▶ Problem details: Output the line that holds "Emit a web page", the line that holds "const cordFitY = [5.1, 34.8];", and every line between them, exactly, but none of the pictures.

:: Data for this exercise

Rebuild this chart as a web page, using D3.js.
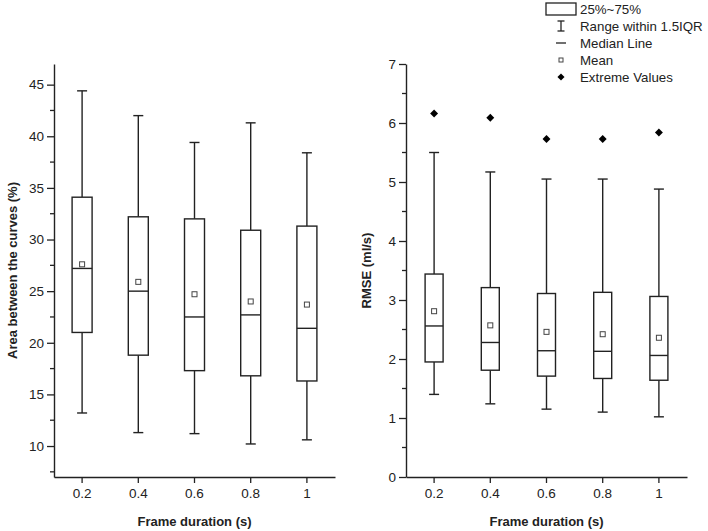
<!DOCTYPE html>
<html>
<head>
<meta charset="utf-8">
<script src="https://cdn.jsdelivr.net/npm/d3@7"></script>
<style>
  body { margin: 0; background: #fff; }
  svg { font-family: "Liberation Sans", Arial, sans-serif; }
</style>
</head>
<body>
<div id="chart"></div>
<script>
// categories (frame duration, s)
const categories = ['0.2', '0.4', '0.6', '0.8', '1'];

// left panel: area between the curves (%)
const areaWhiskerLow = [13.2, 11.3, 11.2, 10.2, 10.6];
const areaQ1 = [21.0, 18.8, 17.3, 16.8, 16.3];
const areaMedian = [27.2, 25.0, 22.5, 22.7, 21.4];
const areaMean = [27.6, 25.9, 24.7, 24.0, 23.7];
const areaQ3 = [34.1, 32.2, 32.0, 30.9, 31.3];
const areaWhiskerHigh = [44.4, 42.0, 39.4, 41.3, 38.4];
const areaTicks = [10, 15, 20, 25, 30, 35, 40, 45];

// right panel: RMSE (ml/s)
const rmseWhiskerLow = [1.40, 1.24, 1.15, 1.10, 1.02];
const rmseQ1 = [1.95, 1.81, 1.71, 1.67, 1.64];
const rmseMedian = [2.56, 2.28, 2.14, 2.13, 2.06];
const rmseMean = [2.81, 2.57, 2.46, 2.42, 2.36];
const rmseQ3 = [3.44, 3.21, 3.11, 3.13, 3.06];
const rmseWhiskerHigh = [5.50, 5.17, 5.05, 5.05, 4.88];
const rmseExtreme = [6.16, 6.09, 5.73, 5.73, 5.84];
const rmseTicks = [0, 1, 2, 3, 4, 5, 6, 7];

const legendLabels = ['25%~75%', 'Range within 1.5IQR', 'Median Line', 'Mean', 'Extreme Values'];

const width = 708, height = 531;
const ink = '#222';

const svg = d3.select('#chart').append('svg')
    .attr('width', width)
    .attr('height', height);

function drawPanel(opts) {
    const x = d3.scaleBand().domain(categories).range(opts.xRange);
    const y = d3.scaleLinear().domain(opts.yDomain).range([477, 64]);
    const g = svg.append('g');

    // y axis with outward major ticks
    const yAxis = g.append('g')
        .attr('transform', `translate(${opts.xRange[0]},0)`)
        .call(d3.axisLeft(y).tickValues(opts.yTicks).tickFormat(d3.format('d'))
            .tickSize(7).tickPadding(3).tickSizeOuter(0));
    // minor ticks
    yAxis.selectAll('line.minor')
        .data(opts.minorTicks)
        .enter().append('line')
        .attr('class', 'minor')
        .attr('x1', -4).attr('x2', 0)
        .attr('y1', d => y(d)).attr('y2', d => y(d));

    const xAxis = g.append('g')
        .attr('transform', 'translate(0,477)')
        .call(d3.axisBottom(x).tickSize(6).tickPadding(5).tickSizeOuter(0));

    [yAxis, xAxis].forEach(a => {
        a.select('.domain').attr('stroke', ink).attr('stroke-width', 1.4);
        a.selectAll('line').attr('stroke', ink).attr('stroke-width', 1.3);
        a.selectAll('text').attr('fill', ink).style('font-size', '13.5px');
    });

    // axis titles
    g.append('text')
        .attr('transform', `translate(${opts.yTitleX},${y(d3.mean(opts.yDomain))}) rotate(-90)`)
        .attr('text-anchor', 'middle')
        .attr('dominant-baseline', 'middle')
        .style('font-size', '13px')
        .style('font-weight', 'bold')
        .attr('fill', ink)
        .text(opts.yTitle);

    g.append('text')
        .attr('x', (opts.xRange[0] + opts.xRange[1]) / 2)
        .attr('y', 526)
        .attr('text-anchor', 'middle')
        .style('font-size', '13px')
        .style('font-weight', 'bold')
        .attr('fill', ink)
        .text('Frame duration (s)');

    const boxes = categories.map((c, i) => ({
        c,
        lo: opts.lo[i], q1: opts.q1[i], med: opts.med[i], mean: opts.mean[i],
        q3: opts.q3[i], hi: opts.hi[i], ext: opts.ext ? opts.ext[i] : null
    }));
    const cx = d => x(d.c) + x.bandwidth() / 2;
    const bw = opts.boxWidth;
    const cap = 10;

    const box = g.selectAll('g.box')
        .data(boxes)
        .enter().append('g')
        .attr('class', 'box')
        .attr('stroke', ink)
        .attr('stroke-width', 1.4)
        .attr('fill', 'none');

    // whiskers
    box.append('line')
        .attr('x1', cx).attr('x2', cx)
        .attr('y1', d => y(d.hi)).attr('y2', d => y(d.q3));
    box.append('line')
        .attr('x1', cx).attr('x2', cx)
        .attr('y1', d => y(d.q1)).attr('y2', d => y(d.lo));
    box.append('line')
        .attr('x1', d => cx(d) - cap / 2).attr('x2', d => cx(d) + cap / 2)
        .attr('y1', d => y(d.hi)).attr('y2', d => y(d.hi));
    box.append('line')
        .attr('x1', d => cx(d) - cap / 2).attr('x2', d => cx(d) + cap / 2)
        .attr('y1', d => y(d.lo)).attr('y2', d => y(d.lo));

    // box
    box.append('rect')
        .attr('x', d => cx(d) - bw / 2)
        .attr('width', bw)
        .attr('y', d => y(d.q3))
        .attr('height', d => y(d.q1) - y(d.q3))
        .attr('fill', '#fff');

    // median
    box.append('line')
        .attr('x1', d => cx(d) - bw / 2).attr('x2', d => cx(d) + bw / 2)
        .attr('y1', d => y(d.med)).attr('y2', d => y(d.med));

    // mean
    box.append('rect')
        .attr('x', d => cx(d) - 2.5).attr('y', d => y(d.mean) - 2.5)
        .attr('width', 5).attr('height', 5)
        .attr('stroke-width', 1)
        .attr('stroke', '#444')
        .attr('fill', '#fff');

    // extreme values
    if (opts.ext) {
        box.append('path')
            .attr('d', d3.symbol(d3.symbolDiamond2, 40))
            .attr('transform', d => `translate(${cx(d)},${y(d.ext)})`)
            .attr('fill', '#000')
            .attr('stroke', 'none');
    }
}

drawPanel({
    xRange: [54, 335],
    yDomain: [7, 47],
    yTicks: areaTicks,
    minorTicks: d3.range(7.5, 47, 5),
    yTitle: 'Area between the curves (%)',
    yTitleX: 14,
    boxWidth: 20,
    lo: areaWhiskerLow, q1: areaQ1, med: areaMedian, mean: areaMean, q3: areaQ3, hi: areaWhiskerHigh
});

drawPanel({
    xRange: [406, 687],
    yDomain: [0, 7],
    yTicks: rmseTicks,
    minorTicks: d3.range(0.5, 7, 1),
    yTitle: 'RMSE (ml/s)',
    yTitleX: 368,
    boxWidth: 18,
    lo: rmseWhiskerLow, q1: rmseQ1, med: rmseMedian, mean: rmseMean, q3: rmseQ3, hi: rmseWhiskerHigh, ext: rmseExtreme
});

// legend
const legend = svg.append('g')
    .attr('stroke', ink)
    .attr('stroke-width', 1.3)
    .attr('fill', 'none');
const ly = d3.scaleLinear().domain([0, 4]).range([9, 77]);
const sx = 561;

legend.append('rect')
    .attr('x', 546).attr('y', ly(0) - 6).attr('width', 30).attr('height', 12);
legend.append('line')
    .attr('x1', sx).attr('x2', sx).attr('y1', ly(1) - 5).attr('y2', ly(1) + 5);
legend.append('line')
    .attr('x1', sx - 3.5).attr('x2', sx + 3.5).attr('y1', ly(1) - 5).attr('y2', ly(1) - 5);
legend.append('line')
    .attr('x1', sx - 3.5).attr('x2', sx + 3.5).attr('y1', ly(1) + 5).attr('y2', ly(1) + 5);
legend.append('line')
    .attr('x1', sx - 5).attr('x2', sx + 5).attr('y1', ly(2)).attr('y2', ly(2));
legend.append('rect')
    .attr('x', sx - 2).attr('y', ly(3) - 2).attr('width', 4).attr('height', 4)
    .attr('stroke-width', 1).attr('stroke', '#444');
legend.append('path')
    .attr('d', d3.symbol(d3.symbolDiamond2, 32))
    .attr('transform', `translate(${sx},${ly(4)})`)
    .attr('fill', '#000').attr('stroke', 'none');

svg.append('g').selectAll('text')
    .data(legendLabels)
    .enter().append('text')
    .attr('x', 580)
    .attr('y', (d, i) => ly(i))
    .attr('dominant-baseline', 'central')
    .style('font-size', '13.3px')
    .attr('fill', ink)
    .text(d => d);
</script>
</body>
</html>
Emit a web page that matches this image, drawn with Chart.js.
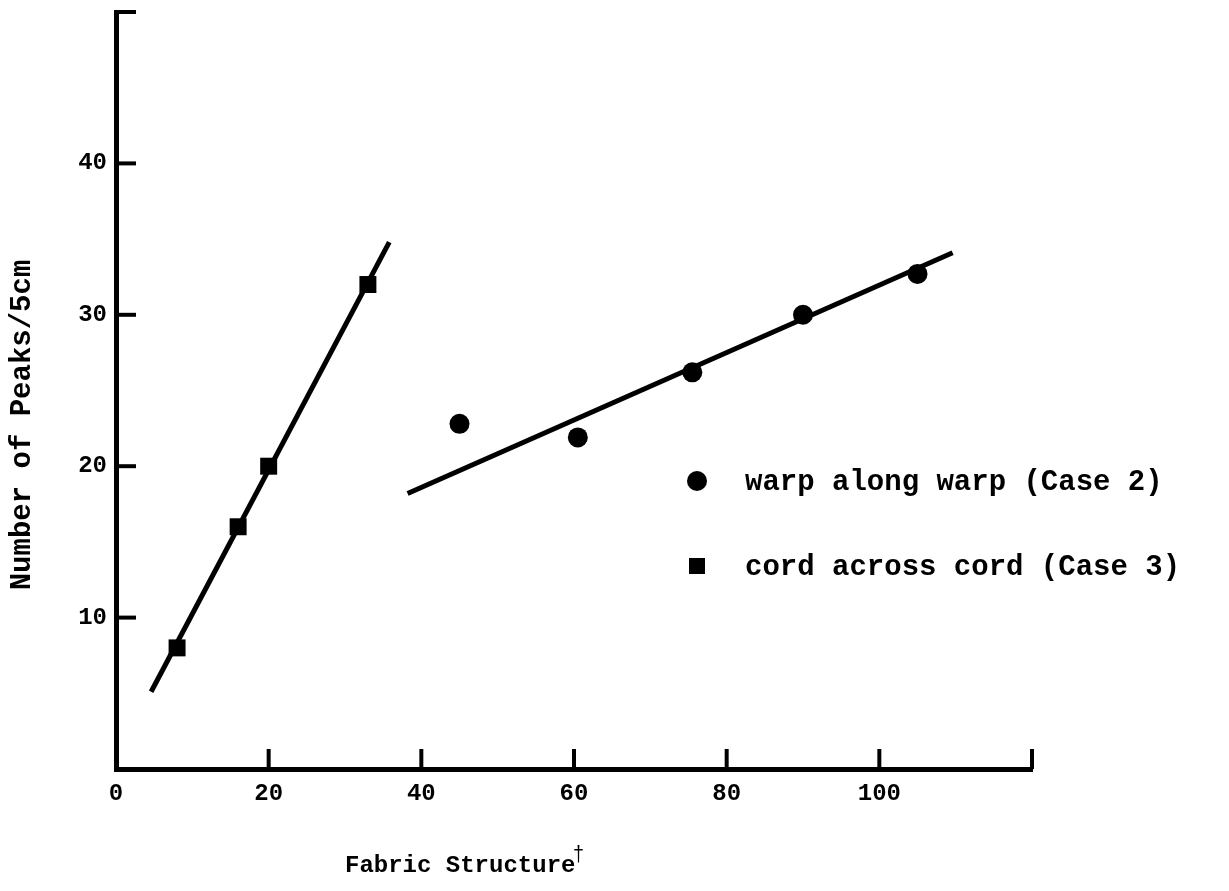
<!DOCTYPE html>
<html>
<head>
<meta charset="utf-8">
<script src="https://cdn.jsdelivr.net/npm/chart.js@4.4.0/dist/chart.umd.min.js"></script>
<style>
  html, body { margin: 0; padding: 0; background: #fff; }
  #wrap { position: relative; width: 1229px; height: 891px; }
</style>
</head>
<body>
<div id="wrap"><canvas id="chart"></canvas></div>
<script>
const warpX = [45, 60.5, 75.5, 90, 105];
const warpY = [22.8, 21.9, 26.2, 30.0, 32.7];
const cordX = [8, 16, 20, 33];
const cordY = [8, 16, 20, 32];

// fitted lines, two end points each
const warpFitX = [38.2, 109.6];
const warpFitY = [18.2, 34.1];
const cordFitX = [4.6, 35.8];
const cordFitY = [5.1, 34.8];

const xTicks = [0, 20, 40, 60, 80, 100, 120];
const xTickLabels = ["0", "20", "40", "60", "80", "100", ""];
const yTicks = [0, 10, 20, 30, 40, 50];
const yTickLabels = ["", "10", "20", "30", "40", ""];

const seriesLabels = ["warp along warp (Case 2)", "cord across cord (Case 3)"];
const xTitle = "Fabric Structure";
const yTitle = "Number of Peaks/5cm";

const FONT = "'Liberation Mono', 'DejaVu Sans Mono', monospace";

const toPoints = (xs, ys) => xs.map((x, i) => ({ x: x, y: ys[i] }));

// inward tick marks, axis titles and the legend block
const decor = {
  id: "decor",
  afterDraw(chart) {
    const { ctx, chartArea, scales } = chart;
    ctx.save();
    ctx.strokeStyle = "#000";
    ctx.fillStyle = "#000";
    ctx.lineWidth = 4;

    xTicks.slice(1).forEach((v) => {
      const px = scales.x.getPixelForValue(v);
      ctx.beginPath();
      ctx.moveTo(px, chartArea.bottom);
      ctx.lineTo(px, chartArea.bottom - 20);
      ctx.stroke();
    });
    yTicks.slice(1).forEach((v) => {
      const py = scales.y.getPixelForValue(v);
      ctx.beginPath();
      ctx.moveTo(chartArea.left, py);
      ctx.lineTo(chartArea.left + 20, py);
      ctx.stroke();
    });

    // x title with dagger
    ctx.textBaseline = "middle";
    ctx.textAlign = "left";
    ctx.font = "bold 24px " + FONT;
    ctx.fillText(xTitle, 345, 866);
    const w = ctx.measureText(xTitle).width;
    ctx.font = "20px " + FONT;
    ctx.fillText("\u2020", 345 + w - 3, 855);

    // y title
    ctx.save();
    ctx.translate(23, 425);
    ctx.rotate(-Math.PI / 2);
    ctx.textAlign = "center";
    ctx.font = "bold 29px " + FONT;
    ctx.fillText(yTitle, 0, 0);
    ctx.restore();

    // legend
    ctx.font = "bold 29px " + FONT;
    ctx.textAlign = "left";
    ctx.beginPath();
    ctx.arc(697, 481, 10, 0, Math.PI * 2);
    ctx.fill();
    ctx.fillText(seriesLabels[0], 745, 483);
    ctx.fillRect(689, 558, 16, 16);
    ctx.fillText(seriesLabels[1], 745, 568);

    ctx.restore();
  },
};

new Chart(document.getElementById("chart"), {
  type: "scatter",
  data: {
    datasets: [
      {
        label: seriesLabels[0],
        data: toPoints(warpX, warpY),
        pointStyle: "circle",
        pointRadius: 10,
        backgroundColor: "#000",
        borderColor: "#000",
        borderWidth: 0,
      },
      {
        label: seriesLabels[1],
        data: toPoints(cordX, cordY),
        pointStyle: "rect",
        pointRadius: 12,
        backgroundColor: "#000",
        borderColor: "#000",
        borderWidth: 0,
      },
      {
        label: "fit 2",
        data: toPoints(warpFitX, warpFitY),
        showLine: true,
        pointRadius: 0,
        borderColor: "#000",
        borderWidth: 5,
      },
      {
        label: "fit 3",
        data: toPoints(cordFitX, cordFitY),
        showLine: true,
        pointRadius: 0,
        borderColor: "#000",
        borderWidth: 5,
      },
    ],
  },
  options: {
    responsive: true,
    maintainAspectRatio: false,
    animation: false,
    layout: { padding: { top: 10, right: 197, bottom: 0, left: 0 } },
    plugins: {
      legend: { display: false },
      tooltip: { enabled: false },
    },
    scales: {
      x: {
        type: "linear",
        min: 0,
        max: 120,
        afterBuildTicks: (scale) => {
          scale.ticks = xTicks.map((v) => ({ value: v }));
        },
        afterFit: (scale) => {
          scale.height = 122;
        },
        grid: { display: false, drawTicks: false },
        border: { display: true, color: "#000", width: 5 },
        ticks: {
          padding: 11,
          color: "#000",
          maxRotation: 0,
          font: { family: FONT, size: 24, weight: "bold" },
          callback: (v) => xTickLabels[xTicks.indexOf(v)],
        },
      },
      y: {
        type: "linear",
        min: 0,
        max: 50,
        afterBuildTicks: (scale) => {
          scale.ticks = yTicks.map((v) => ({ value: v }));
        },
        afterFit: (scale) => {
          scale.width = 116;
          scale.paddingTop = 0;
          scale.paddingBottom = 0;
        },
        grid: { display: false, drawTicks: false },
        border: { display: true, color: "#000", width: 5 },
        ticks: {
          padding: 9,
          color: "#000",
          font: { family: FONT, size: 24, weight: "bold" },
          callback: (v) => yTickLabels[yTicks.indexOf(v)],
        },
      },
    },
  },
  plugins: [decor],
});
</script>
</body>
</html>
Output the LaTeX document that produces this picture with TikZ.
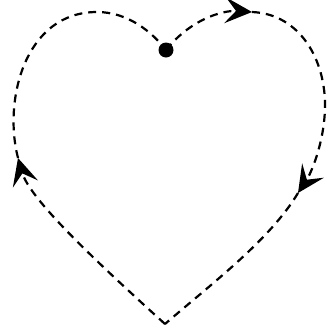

::::

▶ Expected answer:
Emit a web page that matches this image, drawn with Chart.js.
<!DOCTYPE html>
<html>
<head>
<meta charset="utf-8">
<script src="https://cdn.jsdelivr.net/npm/chart.js@4.4.0/dist/chart.umd.min.js"></script>
<style>
  html, body { margin: 0; padding: 0; background: #fff; }
  #wrap { position: relative; width: 1229px; height: 891px; }
</style>
</head>
<body>
<div id="wrap"><canvas id="chart"></canvas></div>
<script>
const warpX = [45, 60.5, 75.5, 90, 105];
const warpY = [22.8, 21.9, 26.2, 30.0, 32.7];
const cordX = [8, 16, 20, 33];
const cordY = [8, 16, 20, 32];

// fitted lines, two end points each
const warpFitX = [38.2, 109.6];
const warpFitY = [18.2, 34.1];
const cordFitX = [4.6, 35.8];
const cordFitY = [5.1, 34.8];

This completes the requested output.